Leviticus 16:2-5 (NIV)

Aaron was to enter the presence of the Lord cleansed, wearing proper clothing, and with a sin offering and a burnt offering. I can’t help but see a correlation to how we ought to approach the Lord.

The Old Testament priests were to wash themselves before putting on their sacred garments. As New Testament believers, we are washed in the blood of Christ, which allows us to be clothed in His righteousness. We are cleansed of our sin by the blood of Jesus, the lamb who has already been slain for us. Because the wages of sin is death – that is, the price required to make atonement for the sin is death, the priests went into the sanctuary to shed the blood of the bull as an offering to cover their sin. Jesus shed His blood for our sins – the price has been paid for our sins.

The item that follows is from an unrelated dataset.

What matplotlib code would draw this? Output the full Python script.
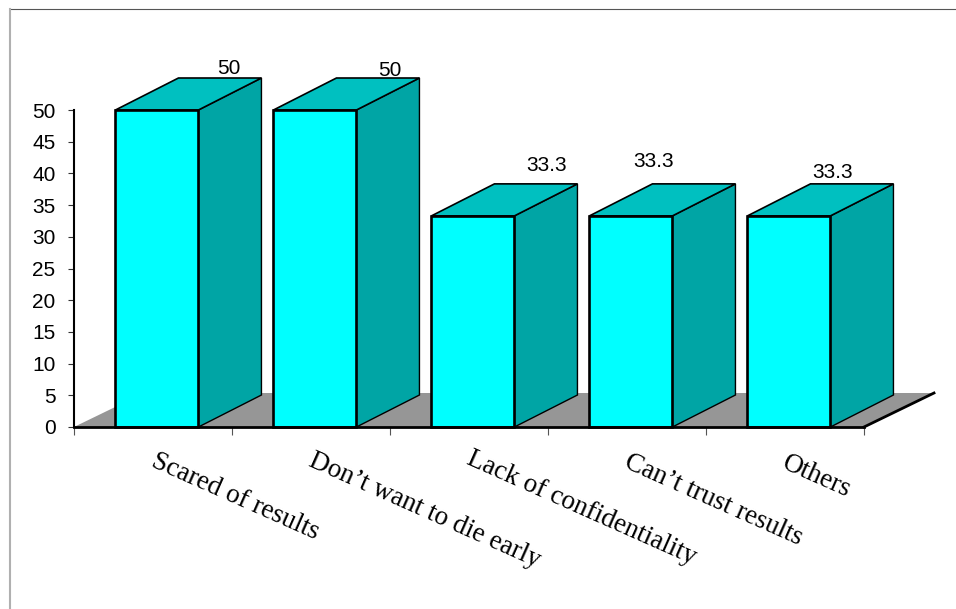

We are no longer required to take a bull into the sanctuary and kill it. But we would do well to enter the sanctuary remembering that it has been done on our behalf. Such an attitude requires that we remember that we are sinners who are saved by grace. It means entering His presence in humility, asking for forgiveness for our sinful thoughts and actions of the previous week. It is only after we have accept God’s forgiveness that we are clothed in the sacred garments of the righteousness of Christ. It is from that position that we can come before His throne with boldness.

The priests also brought a burnt offering. The burnt offering was a complete offering — the entire offering was burned. It represents giving ourselves totally to God. To do less than that is not worthy of the great price He paid and is disrespectful. Yes, I fall far short of giving all I am to God, but I can enter His presence with the attitude in my heart that says “Yes, God. Here I am, send me. Whatever, whenever. Yes, God.” I know the reality is that when He asks me to do something we’re likely to have a conversation about it – which is a kind way of saying I don’t always respond with such enthusiasm and it may take a while for me to come around to the “Yes, God” action that matches the attitude. Nevertheless, I can have the attitude that I want to be fully and quickly obedient. The reality is that without the attitude, the action will never follow.

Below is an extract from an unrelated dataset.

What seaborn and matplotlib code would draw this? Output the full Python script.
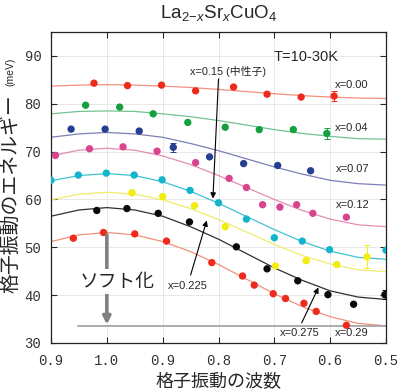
import numpy as np
import pandas as pd
import matplotlib
matplotlib.use('Agg')
import matplotlib.pyplot as plt
import seaborn as sns

# 横軸は目盛り単位 (0..6) で持ち、ラベルだけ差し替える
tick_pos = [0, 1, 2, 3, 4, 5, 6]
tick_labels = ['0.9', '1.0', '0.9', '0.8', '0.7', '0.6', '0.5']
doping = ['0.00', '0.04', '0.07', '0.12', '0.15', '0.225', '0.275', '0.29']

# 測定点
q_000 = [0.77, 1.37, 1.98, 2.59, 3.27, 3.87, 4.48, 5.07]
e_000 = [84.3, 83.8, 83.9, 82.7, 83.5, 82.0, 81.4, 81.6]
q_004 = [0.62, 1.23, 1.83, 2.45, 3.12, 3.73, 4.34, 4.94]
e_004 = [79.7, 79.3, 77.9, 76.1, 75.1, 74.6, 74.6, 73.8]
q_007 = [0.36, 0.97, 1.58, 2.19, 2.84, 3.45, 4.06, 4.65]
e_007 = [74.7, 74.7, 74.3, 70.9, 68.9, 67.5, 67.1, 66.0]
q_012 = [0.08, 0.69, 1.29, 1.90, 2.59, 3.19, 3.50, 3.79, 4.10, 4.40, 4.69, 5.29]
e_012 = [69.2, 70.6, 71.0, 70.1, 67.7, 64.4, 62.5, 58.9, 58.4, 58.9, 57.1, 56.3]
q_015 = [0.0, 0.49, 0.99, 1.49, 1.99, 2.49, 3.00, 3.50, 4.00, 4.50, 4.99, 6.00]
e_015 = [64.0, 65.1, 65.5, 65.1, 64.1, 61.9, 59.3, 55.9, 52.0, 51.3, 49.5, 49.4]
q_0225 = [1.45, 2.00, 2.57, 3.12, 4.02, 4.57, 5.12, 5.66]
e_0225 = [61.4, 60.6, 58.7, 54.3, 46.1, 47.2, 46.4, 48.0]
q_0275 = [0.82, 1.36, 1.92, 2.48, 3.32, 3.87, 4.42, 4.96, 5.42, 5.98]
e_0275 = [57.7, 58.1, 57.1, 55.3, 50.1, 45.5, 43.0, 40.1, 38.1, 40.1]
q_029 = [0.40, 0.94, 1.50, 2.07, 2.88, 3.43, 3.64, 3.98, 4.20, 4.53, 4.75, 5.29]
e_029 = [51.9, 53.1, 52.8, 51.3, 46.8, 44.0, 42.1, 40.3, 39.3, 38.3, 36.6, 33.7]

# フィット曲線 (図から読んだ値)
fit_q = [0, 0.5, 1, 1.5, 2, 2.5, 3, 3.5, 4, 4.5, 5, 5.5, 6]
fit_000 = [83.7, 83.9, 84.0, 83.9, 83.7, 83.4, 83.0, 82.55, 82.1, 81.7, 81.4, 81.2, 81.1]
fit_004 = [77.9, 78.4, 78.5, 78.4, 77.9, 77.3, 76.5, 75.55, 74.6, 73.8, 73.2, 72.7, 72.6]
fit_007 = [73.0, 73.7, 74.0, 73.7, 73.0, 71.7, 70.2, 68.5, 66.8, 65.3, 64.0, 63.3, 63.0]
fit_012 = [69.1, 70.3, 70.7, 70.3, 69.1, 67.3, 65.0, 62.5, 60.0, 57.7, 55.9, 54.7, 54.3]
fit_015 = [63.9, 65.0, 65.4, 65.0, 63.7, 61.7, 59.2, 56.45, 53.7, 51.2, 49.2, 47.9, 47.5]
fit_0225 = [59.9, 61.1, 61.5, 61.1, 59.9, 58.1, 55.8, 53.2, 50.6, 48.3, 46.5, 45.3, 44.9]
fit_0275 = [56.5, 57.8, 58.3, 57.8, 56.5, 54.3, 51.7, 48.7, 45.7, 43.1, 40.9, 39.6, 39.1]
fit_029 = [51.2, 52.6, 53.1, 52.6, 51.2, 49.1, 46.4, 43.35, 40.3, 37.6, 35.5, 34.1, 33.6]

# 誤差棒 (系列, 点の番号, 大きさ)
err_series = ['0.00', '0.04', '0.07', '0.225', '0.275']
err_index = [7, 7, 3, 7, 9]
err_size = [1.1, 1.2, 0.9, 2.4, 1.0]

# ソフト化の矢印と下限線
soft_q = 1.0
soft_top = 52.6
soft_floor = 33.65
floor_q = [0.48, 6.0]

pts_q = [q_000, q_004, q_007, q_012, q_015, q_0225, q_0275, q_029]
pts_e = [e_000, e_004, e_007, e_012, e_015, e_0225, e_0275, e_029]
fits = [fit_000, fit_004, fit_007, fit_012, fit_015, fit_0225, fit_0275, fit_029]

dot_colors = ['#ee2a1c', '#14a040', '#263f92', '#d8448e', '#14b4cc', '#f2ec10', '#0a0a0a', '#ee2a1c']
line_colors = ['#f2907e', '#74c294', '#7c80b8', '#e68cb4', '#40c2d4', '#f0ec6a', '#303030', '#f2907e']

pts = pd.concat([pd.DataFrame({'q': q, 'E': e, 'x': d}) for q, e, d in zip(pts_q, pts_e, doping)])
fit_df = pd.concat([pd.DataFrame({'q': fit_q, 'E': f, 'x': d}) for f, d in zip(fits, doping)])

sns.set_style('ticks')
plt.rcParams['font.family'] = ['Liberation Sans', 'Noto Sans CJK JP', 'DejaVu Sans']
plt.rcParams['mathtext.fontset'] = 'custom'
plt.rcParams['mathtext.rm'] = 'Liberation Sans'
plt.rcParams['mathtext.it'] = 'Liberation Sans:italic'

fig = plt.figure(figsize=(4, 3.91), dpi=100)
ax = fig.add_axes([51 / 400, 48 / 391, 335 / 400, 311 / 391])

for v in tick_pos:
    ax.axvline(v, color='#e4e4e4', lw=0.6, zorder=0)
for v in range(30, 100, 10):
    ax.axhline(v, color='#e4e4e4', lw=0.6, zorder=0)

sns.lineplot(data=fit_df, x='q', y='E', hue='x', palette=dict(zip(doping, line_colors)),
             lw=0.9, legend=False, ax=ax, zorder=2)
sns.scatterplot(data=pts, x='q', y='E', hue='x', palette=dict(zip(doping, dot_colors)),
                s=28, linewidth=0, legend=False, ax=ax, zorder=3)

for d, i, s in zip(err_series, err_index, err_size):
    k = doping.index(d)
    ax.errorbar(pts_q[k][i], pts_e[k][i], yerr=s, fmt='none', ecolor=dot_colors[k],
                elinewidth=0.7, capsize=2, capthick=0.7, zorder=3)

ax.plot(floor_q, [soft_floor, soft_floor], color='#ababab', lw=1.4, zorder=2)
ax.annotate('', xy=(soft_q, soft_floor + 0.2), xytext=(soft_q, soft_top),
            arrowprops=dict(arrowstyle='-|>', lw=2.6, color='#808080', mutation_scale=11,
                            shrinkA=0, shrinkB=0), zorder=4)
ax.text(0.52, 42.8, 'ソフト化', fontsize=13.5, ha='left', va='center', zorder=5,
        family=['Noto Sans CJK JP'], bbox=dict(fc='white', ec='none', pad=1.5))

arrow_kw = dict(arrowstyle='-|>', lw=0.8, color='k', mutation_scale=8, shrinkA=0, shrinkB=0)
ax.annotate('', xy=(2.90, 60.2), xytext=(3.0, 85.2), arrowprops=arrow_kw, zorder=5)
ax.annotate('', xy=(2.79, 55.6), xytext=(2.50, 44.2), arrowprops=arrow_kw, zorder=5)
ax.annotate('', xy=(4.79, 41.6), xytext=(4.49, 34.2), arrowprops=arrow_kw, zorder=5)

ax.text(3.98, 89.8, 'T=10-30K', fontsize=10.5, va='center')
ax.text(2.49, 86.8, 'x=0.15 (中性子)', fontsize=7.8, va='center')
lab_kw = dict(fontsize=8, va='center')
ax.text(5.09, 83.9, 'x=0.00', **lab_kw)
ax.text(5.09, 75.0, 'x=0.04', **lab_kw)
ax.text(5.11, 66.3, 'x=0.07', **lab_kw)
ax.text(5.11, 58.8, 'x=0.12', **lab_kw)
ax.text(2.10, 41.9, 'x=0.225', **lab_kw)
ax.text(4.10, 32.0, 'x=0.275', **lab_kw)
ax.text(5.09, 32.0, 'x=0.29', **lab_kw)

ax.set_xlim(0, 6)
ax.set_ylim(30, 95)
ax.set_xticks(tick_pos)
ax.set_xticklabels(tick_labels)
ax.set_yticks(range(30, 100, 10))
ax.tick_params(direction='in', top=True, right=True, length=4, width=0.8, labelsize=10,
               labelcolor='#333333')
ax.tick_params(axis='x', pad=8)
ax.tick_params(axis='y', pad=7)
for lab in ax.get_xticklabels() + ax.get_yticklabels():
    lab.set_family(['Liberation Mono'])
for sp in ax.spines.values():
    sp.set_linewidth(0.9)
    sp.set_color('#222222')
ax.set_xlabel('')
ax.set_ylabel('')

fig.text(0.546, 1 - 13 / 391, r'La$_{2\!-\!x}$Sr$_x$CuO$_4$', fontsize=13.5, ha='center', va='center')
fig.text(0.546, 1 - 381 / 391, '格子振動の波数', fontsize=13, ha='center', va='center',
         family=['Noto Sans CJK JP'])
fig.text(12 / 400, 1 - 194 / 391, '格子振動のエネルギー', fontsize=14.3, rotation=90,
         ha='center', va='center', family=['Noto Sans CJK JP'])
fig.text(10 / 400, 1 - 72 / 391, '(meV)', fontsize=7.5, rotation=90, ha='center', va='center')

fig.savefig('out.png', dpi=100)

Entering God’s presence is about a whole lot more than songs that speak to our hearts and make us feel good. In truth, those songs are probably more about us and how we want to worship God than they are about God and how He wants us to worship Him. Don’t get me wrong. I love worship and I believe it pays a key role in preparing us to enter God’s presence. But I’m afraid that sometimes our focus is too centered on the enjoyment of the music than the proper attitude of our hearts.

Yes, let’s enter His gates with thanksgiving and His courts with praise. Let’s also approach His throne with boldness – while simultaneously entering His presence with appropriate reverence and humility and with a recognition of our sinfulness and His holiness. Both are God’s reality. They ought to be ours.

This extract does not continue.